What the exercise asks | With the images removed, repeat the data below exactly.
::: Data
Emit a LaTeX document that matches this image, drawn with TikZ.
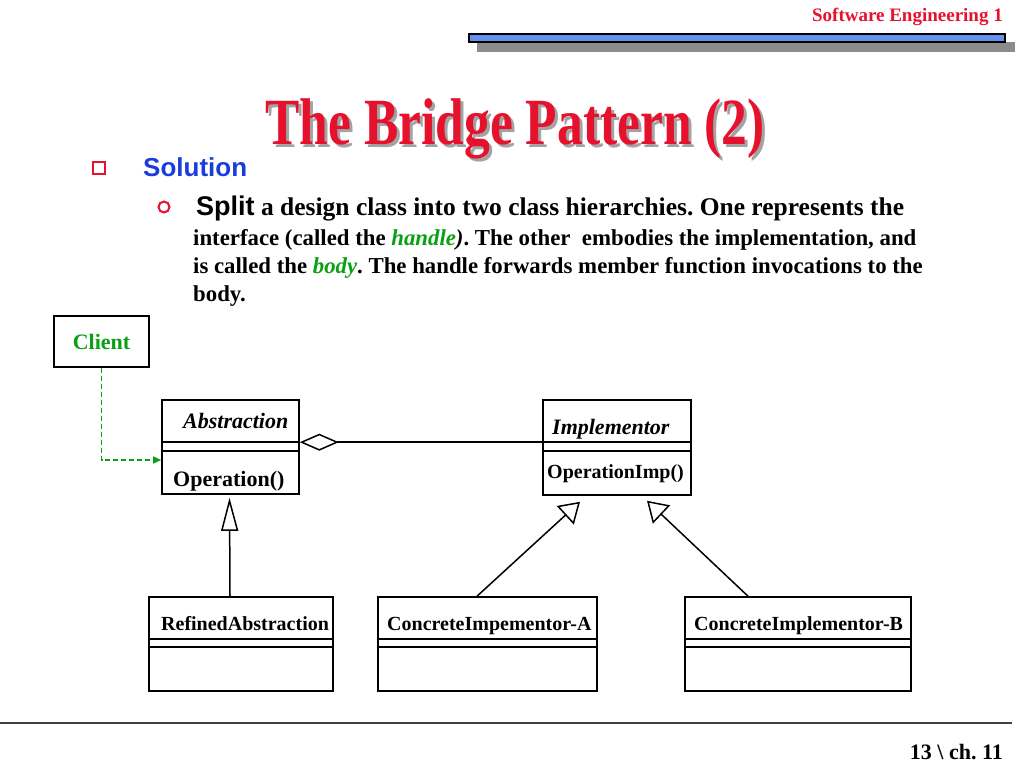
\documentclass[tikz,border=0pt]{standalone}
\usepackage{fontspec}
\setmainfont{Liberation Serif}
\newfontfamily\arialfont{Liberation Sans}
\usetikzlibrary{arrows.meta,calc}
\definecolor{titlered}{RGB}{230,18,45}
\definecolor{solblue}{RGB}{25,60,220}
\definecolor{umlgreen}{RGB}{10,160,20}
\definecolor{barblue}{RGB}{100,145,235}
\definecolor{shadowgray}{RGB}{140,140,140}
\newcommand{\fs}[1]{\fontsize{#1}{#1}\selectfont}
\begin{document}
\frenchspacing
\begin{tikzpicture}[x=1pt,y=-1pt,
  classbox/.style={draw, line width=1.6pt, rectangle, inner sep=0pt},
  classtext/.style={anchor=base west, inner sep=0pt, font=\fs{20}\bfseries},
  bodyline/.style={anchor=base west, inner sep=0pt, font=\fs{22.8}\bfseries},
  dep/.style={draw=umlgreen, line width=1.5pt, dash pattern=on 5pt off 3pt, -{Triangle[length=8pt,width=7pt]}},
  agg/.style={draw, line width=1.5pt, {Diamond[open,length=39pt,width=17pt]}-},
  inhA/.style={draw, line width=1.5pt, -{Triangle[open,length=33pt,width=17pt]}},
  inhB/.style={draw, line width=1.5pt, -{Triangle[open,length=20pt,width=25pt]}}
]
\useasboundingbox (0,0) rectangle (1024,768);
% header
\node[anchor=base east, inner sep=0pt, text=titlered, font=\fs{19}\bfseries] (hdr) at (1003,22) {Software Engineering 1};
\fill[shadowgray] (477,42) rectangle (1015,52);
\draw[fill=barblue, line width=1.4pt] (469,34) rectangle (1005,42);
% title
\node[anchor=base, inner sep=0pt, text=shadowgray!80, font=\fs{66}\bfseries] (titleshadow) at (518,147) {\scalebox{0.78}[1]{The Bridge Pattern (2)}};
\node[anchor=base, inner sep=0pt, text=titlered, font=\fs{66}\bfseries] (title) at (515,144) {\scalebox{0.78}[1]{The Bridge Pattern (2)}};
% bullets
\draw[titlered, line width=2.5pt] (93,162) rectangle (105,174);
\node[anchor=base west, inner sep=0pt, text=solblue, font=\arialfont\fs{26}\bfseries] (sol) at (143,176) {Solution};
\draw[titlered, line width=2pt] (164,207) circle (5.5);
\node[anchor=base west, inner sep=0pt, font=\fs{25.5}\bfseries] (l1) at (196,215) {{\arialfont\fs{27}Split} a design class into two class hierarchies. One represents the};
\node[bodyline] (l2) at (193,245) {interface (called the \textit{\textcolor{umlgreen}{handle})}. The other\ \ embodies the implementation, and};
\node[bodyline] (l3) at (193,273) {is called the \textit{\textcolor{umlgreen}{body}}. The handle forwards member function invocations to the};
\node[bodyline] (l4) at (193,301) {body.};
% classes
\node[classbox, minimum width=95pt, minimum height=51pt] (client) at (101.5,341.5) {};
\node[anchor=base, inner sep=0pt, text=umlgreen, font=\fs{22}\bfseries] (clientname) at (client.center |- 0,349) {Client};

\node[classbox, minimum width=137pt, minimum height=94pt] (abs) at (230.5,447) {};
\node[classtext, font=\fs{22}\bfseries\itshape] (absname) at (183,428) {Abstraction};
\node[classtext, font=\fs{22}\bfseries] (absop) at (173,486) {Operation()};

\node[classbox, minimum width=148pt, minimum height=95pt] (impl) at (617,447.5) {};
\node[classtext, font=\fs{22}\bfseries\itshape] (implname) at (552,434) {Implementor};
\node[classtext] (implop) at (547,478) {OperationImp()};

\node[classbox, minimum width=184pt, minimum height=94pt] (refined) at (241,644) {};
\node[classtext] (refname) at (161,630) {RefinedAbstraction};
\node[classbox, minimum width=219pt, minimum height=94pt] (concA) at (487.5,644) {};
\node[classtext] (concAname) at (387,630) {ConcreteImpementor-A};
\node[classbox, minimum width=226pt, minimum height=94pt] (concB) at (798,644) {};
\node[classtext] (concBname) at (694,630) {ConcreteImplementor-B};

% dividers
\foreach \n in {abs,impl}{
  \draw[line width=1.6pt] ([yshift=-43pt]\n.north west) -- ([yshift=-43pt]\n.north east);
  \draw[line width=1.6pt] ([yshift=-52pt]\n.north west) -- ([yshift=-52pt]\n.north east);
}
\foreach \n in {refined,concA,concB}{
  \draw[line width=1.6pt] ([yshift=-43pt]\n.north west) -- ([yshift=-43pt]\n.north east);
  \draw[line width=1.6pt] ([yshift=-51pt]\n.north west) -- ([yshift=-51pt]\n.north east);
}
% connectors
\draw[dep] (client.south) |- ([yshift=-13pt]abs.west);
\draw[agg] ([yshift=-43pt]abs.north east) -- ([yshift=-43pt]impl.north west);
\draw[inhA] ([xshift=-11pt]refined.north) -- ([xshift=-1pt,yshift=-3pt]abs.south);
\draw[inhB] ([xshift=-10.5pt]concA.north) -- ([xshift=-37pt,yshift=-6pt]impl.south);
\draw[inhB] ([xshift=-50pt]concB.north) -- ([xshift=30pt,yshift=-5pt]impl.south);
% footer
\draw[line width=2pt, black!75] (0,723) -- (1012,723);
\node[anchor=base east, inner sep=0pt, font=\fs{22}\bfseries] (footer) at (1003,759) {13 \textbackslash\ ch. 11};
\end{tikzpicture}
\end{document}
::::::
Full solution |
Emit a LaTeX document that matches this image, drawn with TikZ.
\documentclass[tikz,border=0pt]{standalone}
\usepackage{fontspec}
\setmainfont{Liberation Serif}
\newfontfamily\arialfont{Liberation Sans}
\usetikzlibrary{arrows.meta,calc}
\definecolor{titlered}{RGB}{230,18,45}
\definecolor{solblue}{RGB}{25,60,220}
\definecolor{umlgreen}{RGB}{10,160,20}
\definecolor{barblue}{RGB}{100,145,235}
\definecolor{shadowgray}{RGB}{140,140,140}
\newcommand{\fs}[1]{\fontsize{#1}{#1}\selectfont}
\begin{document}
\frenchspacing
\begin{tikzpicture}[x=1pt,y=-1pt,
  classbox/.style={draw, line width=1.6pt, rectangle, inner sep=0pt},
  classtext/.style={anchor=base west, inner sep=0pt, font=\fs{20}\bfseries},
  bodyline/.style={anchor=base west, inner sep=0pt, font=\fs{22.8}\bfseries},
  dep/.style={draw=umlgreen, line width=1.5pt, dash pattern=on 5pt off 3pt, -{Triangle[length=8pt,width=7pt]}},
  agg/.style={draw, line width=1.5pt, {Diamond[open,length=39pt,width=17pt]}-},
  inhA/.style={draw, line width=1.5pt, -{Triangle[open,length=33pt,width=17pt]}},
  inhB/.style={draw, line width=1.5pt, -{Triangle[open,length=20pt,width=25pt]}}
]
\useasboundingbox (0,0) rectangle (1024,768);
% header
\node[anchor=base east, inner sep=0pt, text=titlered, font=\fs{19}\bfseries] (hdr) at (1003,22) {Software Engineering 1};
\fill[shadowgray] (477,42) rectangle (1015,52);
\draw[fill=barblue, line width=1.4pt] (469,34) rectangle (1005,42);
% title
\node[anchor=base, inner sep=0pt, text=shadowgray!80, font=\fs{66}\bfseries] (titleshadow) at (518,147) {\scalebox{0.78}[1]{The Bridge Pattern (2)}};
\node[anchor=base, inner sep=0pt, text=titlered, font=\fs{66}\bfseries] (title) at (515,144) {\scalebox{0.78}[1]{The Bridge Pattern (2)}};
% bullets
\draw[titlered, line width=2.5pt] (93,162) rectangle (105,174);
\node[anchor=base west, inner sep=0pt, text=solblue, font=\arialfont\fs{26}\bfseries] (sol) at (143,176) {Solution};
\draw[titlered, line width=2pt] (164,207) circle (5.5);
\node[anchor=base west, inner sep=0pt, font=\fs{25.5}\bfseries] (l1) at (196,215) {{\arialfont\fs{27}Split} a design class into two class hierarchies. One represents the};
\node[bodyline] (l2) at (193,245) {interface (called the \textit{\textcolor{umlgreen}{handle})}. The other\ \ embodies the implementation, and};
\node[bodyline] (l3) at (193,273) {is called the \textit{\textcolor{umlgreen}{body}}. The handle forwards member function invocations to the};
\node[bodyline] (l4) at (193,301) {body.};
% classes
\node[classbox, minimum width=95pt, minimum height=51pt] (client) at (101.5,341.5) {};
\node[anchor=base, inner sep=0pt, text=umlgreen, font=\fs{22}\bfseries] (clientname) at (client.center |- 0,349) {Client};

\node[classbox, minimum width=137pt, minimum height=94pt] (abs) at (230.5,447) {};
\node[classtext, font=\fs{22}\bfseries\itshape] (absname) at (183,428) {Abstraction};
\node[classtext, font=\fs{22}\bfseries] (absop) at (173,486) {Operation()};

\node[classbox, minimum width=148pt, minimum height=95pt] (impl) at (617,447.5) {};
\node[classtext, font=\fs{22}\bfseries\itshape] (implname) at (552,434) {Implementor};
\node[classtext] (implop) at (547,478) {OperationImp()};

\node[classbox, minimum width=184pt, minimum height=94pt] (refined) at (241,644) {};
\node[classtext] (refname) at (161,630) {RefinedAbstraction};
\node[classbox, minimum width=219pt, minimum height=94pt] (concA) at (487.5,644) {};
\node[classtext] (concAname) at (387,630) {ConcreteImpementor-A};
\node[classbox, minimum width=226pt, minimum height=94pt] (concB) at (798,644) {};
\node[classtext] (concBname) at (694,630) {ConcreteImplementor-B};

% dividers
\foreach \n in {abs,impl}{
  \draw[line width=1.6pt] ([yshift=-43pt]\n.north west) -- ([yshift=-43pt]\n.north east);
  \draw[line width=1.6pt] ([yshift=-52pt]\n.north west) -- ([yshift=-52pt]\n.north east);
}
\foreach \n in {refined,concA,concB}{
  \draw[line width=1.6pt] ([yshift=-43pt]\n.north west) -- ([yshift=-43pt]\n.north east);
  \draw[line width=1.6pt] ([yshift=-51pt]\n.north west) -- ([yshift=-51pt]\n.north east);
}
% connectors
\draw[dep] (client.south) |- ([yshift=-13pt]abs.west);
\draw[agg] ([yshift=-43pt]abs.north east) -- ([yshift=-43pt]impl.north west);
\draw[inhA] ([xshift=-11pt]refined.north) -- ([xshift=-1pt,yshift=-3pt]abs.south);
\draw[inhB] ([xshift=-10.5pt]concA.north) -- ([xshift=-37pt,yshift=-6pt]impl.south);
\draw[inhB] ([xshift=-50pt]concB.north) -- ([xshift=30pt,yshift=-5pt]impl.south);
% footer
\draw[line width=2pt, black!75] (0,723) -- (1012,723);
\node[anchor=base east, inner sep=0pt, font=\fs{22}\bfseries] (footer) at (1003,759) {13 \textbackslash\ ch. 11};
\end{tikzpicture}
\end{document}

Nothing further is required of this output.